The next morning we packed up the rig early and headed back toward Haines to see what the town had to offer, and not a mile from the campground I noticed three dark silhouettes meandering along the shore on the far side of the river. I squinted through the morning fog, and low and behold spotted my first grizzly bear(s): a mom and two adolescent cubs fishing for salmon less than 50 yards from the road. All of the fear and apprehension of a wild bear encounter that had consumed me for weeks was immediately replaced with awe and wonder as I watched the family of three slowly feast their way upstream alongside a salmon buffet. Sometimes one bear would dip a massive head deep in the water, emerging moments later with a writhing fish locked tight in its powerful jaws. The next moment, one cub would become overwhelmed by an ornery streak and tackle its sibling resulting in a mass of fur and feet tumbling about the riverbank. All the while, momma bear kept watch of the comings and goings along the river road. Eventually, they made their way across to our side of the river, both the bear family and the Holcombes keeping a watchful eye on each other. As they drew closer, we retreated to the safety of the RV, trembling with nervous delight as we watched them march single file right below our window.
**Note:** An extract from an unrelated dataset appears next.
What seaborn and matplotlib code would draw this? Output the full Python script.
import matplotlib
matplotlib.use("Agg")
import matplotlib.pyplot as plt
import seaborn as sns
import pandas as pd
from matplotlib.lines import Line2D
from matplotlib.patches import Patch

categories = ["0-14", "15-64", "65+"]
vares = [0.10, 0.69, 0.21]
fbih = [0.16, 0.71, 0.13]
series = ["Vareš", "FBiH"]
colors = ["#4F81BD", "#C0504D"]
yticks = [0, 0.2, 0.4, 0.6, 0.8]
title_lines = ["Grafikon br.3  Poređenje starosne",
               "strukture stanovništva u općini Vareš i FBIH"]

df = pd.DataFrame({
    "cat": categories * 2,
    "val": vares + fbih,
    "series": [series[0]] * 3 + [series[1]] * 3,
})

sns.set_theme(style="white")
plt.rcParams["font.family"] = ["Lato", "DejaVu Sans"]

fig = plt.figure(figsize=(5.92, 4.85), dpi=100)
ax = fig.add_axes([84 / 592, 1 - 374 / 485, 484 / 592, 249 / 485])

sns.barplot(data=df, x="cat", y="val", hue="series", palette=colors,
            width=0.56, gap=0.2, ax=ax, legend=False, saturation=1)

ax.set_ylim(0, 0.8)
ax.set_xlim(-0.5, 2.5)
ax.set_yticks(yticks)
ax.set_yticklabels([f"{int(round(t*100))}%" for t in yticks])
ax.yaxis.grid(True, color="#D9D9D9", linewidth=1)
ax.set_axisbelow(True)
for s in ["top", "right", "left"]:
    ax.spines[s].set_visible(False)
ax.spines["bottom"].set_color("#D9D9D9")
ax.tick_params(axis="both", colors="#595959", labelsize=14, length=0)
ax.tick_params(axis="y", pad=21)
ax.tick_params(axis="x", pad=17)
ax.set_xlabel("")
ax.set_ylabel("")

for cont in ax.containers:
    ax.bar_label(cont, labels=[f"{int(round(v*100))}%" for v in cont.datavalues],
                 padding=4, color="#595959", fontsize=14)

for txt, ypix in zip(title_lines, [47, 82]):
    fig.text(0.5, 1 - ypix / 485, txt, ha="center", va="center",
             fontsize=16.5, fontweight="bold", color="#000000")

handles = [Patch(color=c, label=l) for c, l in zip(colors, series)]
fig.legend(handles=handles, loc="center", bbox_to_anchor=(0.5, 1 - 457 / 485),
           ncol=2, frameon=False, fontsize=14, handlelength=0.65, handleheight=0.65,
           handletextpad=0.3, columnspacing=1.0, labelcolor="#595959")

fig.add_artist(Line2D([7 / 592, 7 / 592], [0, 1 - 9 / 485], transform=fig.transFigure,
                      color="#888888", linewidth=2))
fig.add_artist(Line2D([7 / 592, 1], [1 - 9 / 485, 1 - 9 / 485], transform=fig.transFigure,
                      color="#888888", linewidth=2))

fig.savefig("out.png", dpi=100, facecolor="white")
They were so close, we could smell the stench of salmon on their fur.
Abby watches the three bears from the safety of Winnie the View.
We spent most of that first day in Haines in an intricate ballet with the bears, venturing out at times from the safety of the RV, wanting nothing obstructing our connection with the magnificent creatures before us, and then retreating back into our sanctuary of safety the instant we detected a change in their body language: a shift of the ears or change of expression.
Bears are incredibly expressive. When they feel threatened they will pucker their lips or lay their ears back, similar to a cat.
We returned to our campsite at dusk and as I was cooking dinner, I noticed a shadow bolting through our campsite out of the corner of my eye. I poked my head out the door to witness the shadow launch in a single bound onto the massive dumpster at the edge of our site. It was an adolescent Grizz running amok in the campground. From the dumpster, it bolted through three sites in a flash and was gone, but you could hear shouts of fear and the clattering of dishes as the bear tore through one site after the next wrecking havoc on anything that dared cross its path. Our romance with bears developed as we watched the family calmly feeding along the riverbank was shattered in an instant as we witnessed just how destructive a grizzly could be. The next morning as we walked Tucker we heard countless stories of the renegade bear stealing dinner and destroying property throughout the campground.
It is likely that this is the adolescent bear running amok in the campground, destroying anything in it's path. We spotted him the next morning just downstream from where we camped.
Undeterred, we returned to the river bank the next four days straight and watched the mom and her cubs fish and frolic along the river's edge. I could have spent a lifetime there taking it all in - the savage feasting upon the salmon who had the misfortune to share an eddy with the bears, the playful shenanigans of the cubs, the multitude of expressions that shifted like the wind, but most of all the interactions of the small family of three that we spent so many days with that were not so different from my own. Ironically, my impression of bears had come full circle during my time spent in Alaska: my overwhelming fearfulness replaced with a healthy respect, appreciation, and admiration for the notorious Grizz - a true privilege to behold.
The notorious Grizz is a privilege to behold, and one that I am looking forward to crossing paths with again, preferably while comfortably inside Winnie the View.